In differential geometry, the Yamabe flow is an intrinsic geometric flow—a process which deforms the metric of a Riemannian manifold. First introduced by Richard S. Hamilton,
Yamabe flow is for noncompact manifolds, and is the
negative L^{2}-gradient flow of the (normalized) total scalar curvature, restricted to a given conformal class: it can be interpreted as deforming a Riemannian metric to a conformal metric of constant scalar curvature, when this flow converges.

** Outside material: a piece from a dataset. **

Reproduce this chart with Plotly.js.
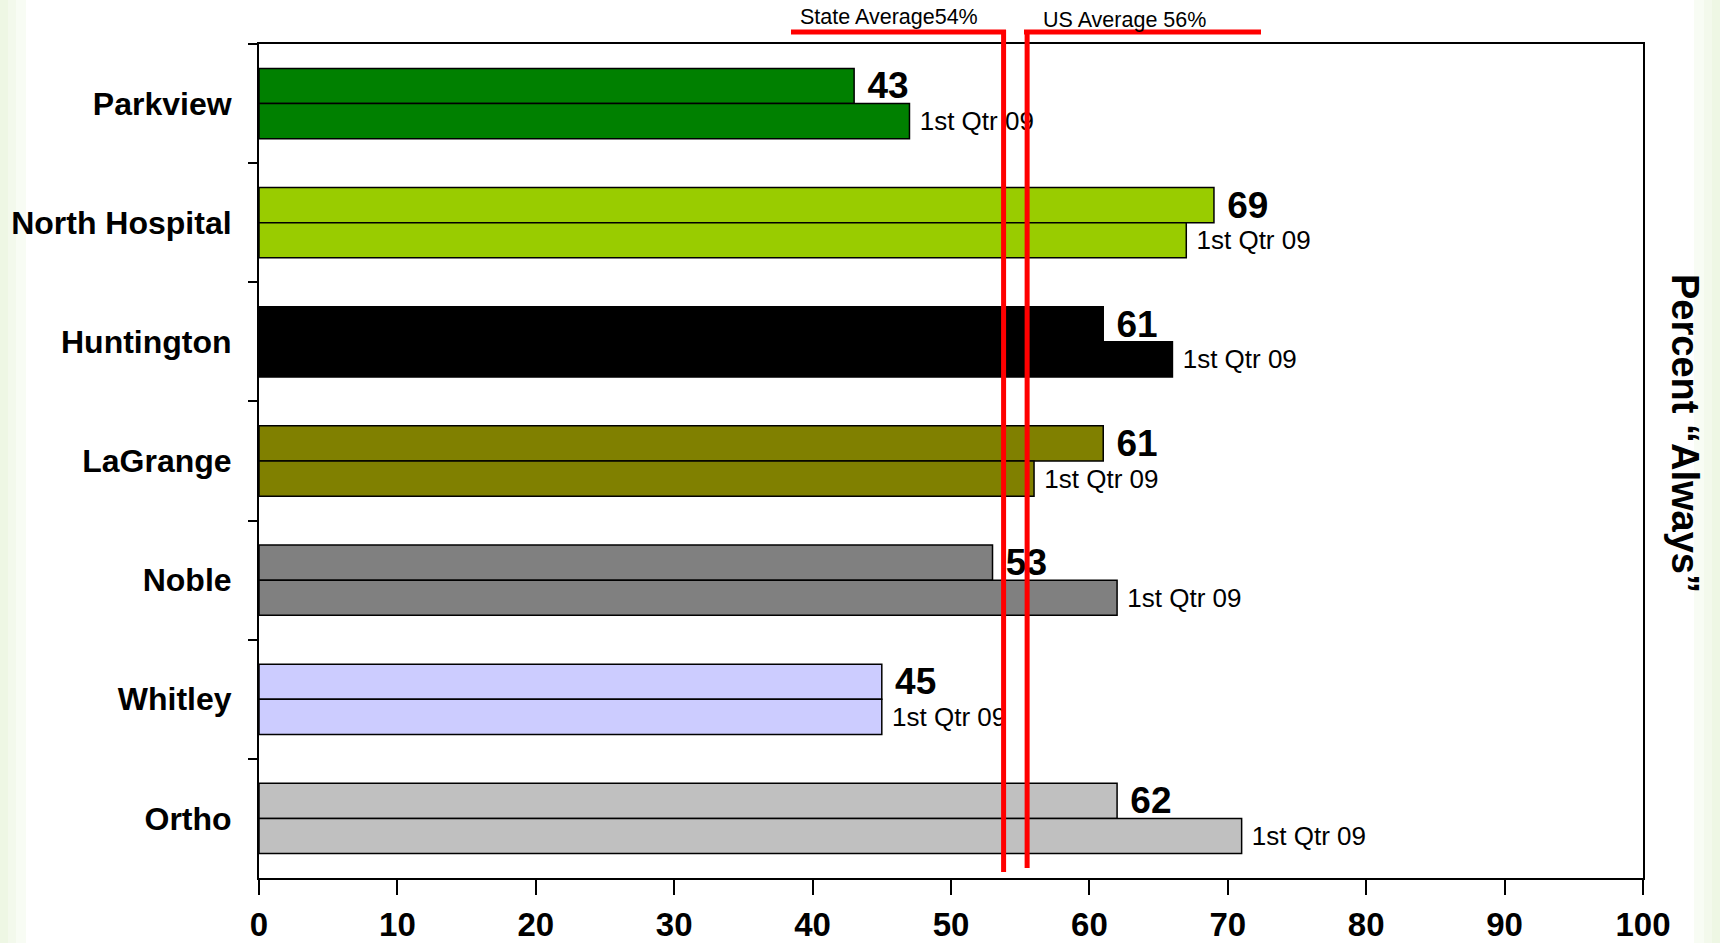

The Yamabe flow was introduced in response to Richard S. Hamilton's own work on the Ricci flow and Rick Schoen's solution of the Yamabe problem on manifolds of positive conformal Yamabe invariant.

==Main results==
The fixed points of the Yamabe flow are metrics of constant scalar curvature in the given conformal class. The flow was first studied in the 1980s in unpublished notes of Richard Hamilton. Hamilton conjectured that, for every initial metric, the flow converges to a conformal metric of constant scalar curvature. This was verified by Rugang Ye in the locally conformally flat case. Later, Simon Brendle proved convergence of the flow for all conformal classes and arbitrary initial metrics. The limiting constant-scalar-curvature metric is typically no longer a Yamabe minimizer in this context. While the compact case is settled, the flow on complete, non-compact manifolds is not completely understood, and remains a topic of current research.